-- Problem description --
In how many lines does the string "this" appear? Answer with the number only.

-- Records for the task --

##########

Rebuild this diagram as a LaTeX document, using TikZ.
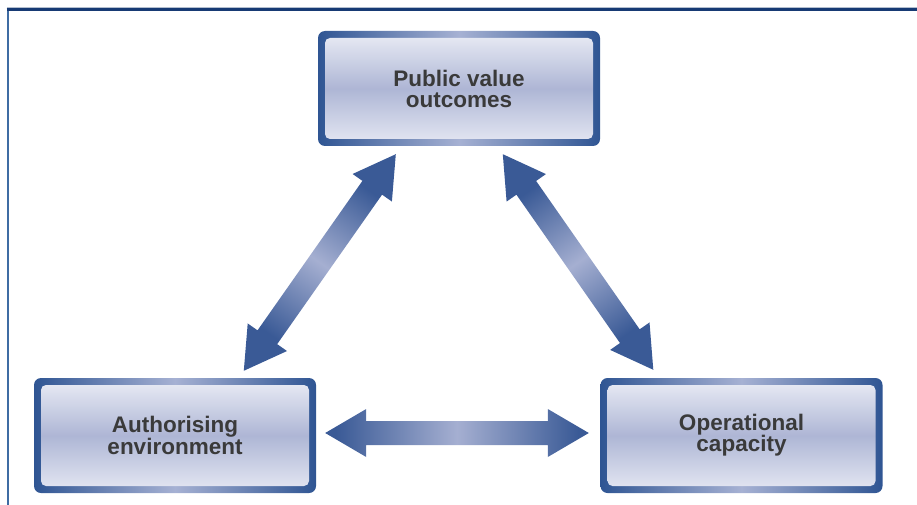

##########

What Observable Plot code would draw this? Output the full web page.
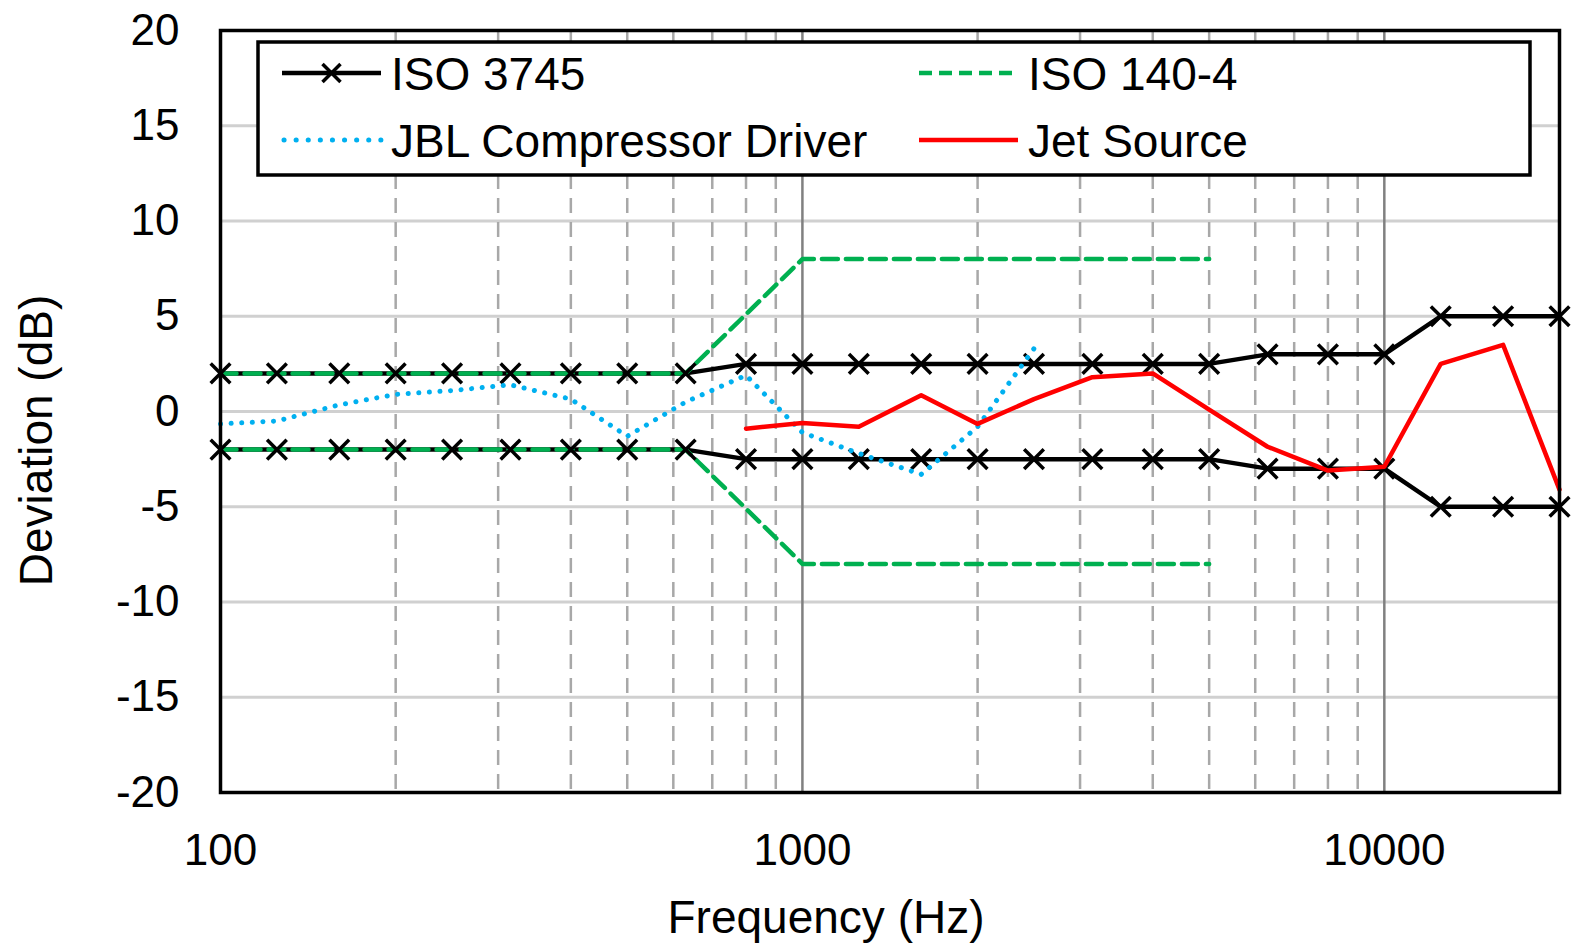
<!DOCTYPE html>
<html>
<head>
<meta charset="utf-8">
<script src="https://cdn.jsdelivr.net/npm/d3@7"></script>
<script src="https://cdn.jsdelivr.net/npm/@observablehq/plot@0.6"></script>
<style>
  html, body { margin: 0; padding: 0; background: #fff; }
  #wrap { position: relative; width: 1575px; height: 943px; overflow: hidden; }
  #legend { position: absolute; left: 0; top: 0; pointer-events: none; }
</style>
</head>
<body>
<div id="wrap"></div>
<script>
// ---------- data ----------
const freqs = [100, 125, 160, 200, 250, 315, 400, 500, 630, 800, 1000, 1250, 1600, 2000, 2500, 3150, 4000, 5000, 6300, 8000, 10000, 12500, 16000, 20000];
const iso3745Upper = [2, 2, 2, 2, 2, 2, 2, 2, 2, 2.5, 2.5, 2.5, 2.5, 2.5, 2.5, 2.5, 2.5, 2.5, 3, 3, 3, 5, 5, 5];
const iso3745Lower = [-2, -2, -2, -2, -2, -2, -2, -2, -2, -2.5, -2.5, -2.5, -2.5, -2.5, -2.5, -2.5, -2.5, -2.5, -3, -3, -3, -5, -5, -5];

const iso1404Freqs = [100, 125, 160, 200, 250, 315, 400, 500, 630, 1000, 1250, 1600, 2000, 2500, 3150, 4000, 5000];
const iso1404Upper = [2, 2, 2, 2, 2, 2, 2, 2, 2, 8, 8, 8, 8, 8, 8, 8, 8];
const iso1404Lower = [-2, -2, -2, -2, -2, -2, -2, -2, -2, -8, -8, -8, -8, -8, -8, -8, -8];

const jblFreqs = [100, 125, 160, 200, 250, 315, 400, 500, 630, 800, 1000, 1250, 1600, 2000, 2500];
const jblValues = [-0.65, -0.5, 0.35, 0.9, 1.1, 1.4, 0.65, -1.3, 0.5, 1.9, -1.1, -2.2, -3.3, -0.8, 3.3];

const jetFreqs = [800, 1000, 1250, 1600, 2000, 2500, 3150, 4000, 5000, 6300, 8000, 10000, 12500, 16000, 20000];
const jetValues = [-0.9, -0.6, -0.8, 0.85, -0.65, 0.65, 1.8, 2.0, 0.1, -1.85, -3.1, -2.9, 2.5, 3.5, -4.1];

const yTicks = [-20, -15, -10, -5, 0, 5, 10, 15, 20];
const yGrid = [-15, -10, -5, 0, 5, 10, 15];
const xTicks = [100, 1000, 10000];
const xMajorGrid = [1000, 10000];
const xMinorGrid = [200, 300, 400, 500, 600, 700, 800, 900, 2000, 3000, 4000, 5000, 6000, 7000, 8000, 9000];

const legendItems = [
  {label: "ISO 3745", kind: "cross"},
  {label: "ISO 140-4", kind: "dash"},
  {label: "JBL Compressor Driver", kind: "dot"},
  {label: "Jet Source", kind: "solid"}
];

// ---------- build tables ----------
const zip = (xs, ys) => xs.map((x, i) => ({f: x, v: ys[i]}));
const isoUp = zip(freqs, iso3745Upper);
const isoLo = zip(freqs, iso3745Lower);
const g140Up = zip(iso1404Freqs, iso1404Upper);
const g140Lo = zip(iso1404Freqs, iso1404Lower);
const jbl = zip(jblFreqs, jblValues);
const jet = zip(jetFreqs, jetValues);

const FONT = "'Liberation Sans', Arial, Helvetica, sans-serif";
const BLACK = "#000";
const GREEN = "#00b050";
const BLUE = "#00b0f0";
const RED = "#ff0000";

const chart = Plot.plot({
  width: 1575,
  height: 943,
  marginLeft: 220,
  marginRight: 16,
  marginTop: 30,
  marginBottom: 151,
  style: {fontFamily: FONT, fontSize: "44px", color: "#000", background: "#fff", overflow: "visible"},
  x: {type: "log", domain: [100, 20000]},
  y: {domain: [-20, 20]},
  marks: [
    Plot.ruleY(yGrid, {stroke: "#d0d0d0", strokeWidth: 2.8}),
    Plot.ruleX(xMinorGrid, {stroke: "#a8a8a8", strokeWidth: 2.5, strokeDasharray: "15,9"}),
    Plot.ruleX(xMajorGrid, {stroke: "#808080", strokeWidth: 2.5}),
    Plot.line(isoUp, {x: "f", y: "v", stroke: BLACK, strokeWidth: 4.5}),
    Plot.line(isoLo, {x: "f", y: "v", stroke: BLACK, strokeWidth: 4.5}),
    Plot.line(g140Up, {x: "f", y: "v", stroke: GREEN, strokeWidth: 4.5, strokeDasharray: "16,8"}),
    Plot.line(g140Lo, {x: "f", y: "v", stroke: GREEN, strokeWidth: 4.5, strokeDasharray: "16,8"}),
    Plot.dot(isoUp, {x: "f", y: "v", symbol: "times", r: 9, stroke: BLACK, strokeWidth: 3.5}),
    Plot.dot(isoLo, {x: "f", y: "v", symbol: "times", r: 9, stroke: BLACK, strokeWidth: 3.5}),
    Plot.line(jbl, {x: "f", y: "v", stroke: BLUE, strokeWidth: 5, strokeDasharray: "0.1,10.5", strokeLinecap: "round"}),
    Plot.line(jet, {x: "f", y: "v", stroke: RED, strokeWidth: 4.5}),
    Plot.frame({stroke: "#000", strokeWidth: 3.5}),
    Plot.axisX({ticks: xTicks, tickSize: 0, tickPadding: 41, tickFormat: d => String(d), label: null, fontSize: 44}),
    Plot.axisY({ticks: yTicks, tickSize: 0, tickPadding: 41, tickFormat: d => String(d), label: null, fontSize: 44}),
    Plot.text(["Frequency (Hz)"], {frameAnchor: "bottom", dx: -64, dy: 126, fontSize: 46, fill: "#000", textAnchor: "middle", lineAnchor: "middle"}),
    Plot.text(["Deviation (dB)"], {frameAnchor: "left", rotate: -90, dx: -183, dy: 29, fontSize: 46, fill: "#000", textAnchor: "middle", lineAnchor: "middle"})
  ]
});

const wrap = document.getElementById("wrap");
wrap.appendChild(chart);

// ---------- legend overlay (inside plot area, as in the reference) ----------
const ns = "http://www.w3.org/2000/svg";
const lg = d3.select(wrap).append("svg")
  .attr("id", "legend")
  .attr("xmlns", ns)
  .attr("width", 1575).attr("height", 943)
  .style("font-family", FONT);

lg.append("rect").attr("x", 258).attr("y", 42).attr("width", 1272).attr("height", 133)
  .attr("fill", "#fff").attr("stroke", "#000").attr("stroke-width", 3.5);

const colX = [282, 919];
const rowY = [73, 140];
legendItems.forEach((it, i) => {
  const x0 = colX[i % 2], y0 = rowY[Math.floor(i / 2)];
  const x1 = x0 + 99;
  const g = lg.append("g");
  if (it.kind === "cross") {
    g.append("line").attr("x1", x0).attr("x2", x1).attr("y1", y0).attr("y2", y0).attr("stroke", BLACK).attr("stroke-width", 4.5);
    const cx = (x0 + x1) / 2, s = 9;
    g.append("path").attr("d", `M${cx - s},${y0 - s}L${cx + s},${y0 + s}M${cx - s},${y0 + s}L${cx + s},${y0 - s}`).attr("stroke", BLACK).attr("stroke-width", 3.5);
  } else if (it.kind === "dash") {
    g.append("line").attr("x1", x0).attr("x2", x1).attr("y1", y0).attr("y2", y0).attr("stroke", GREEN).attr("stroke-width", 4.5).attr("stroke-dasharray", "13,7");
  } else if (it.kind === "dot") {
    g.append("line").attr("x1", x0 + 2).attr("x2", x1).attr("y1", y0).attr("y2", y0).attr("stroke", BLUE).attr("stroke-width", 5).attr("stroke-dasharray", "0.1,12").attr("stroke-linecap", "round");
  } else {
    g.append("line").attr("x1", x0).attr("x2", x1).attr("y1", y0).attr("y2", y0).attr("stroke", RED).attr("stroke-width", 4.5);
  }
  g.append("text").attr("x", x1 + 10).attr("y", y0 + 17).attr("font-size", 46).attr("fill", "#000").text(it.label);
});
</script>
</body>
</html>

##########

-- Solution --
2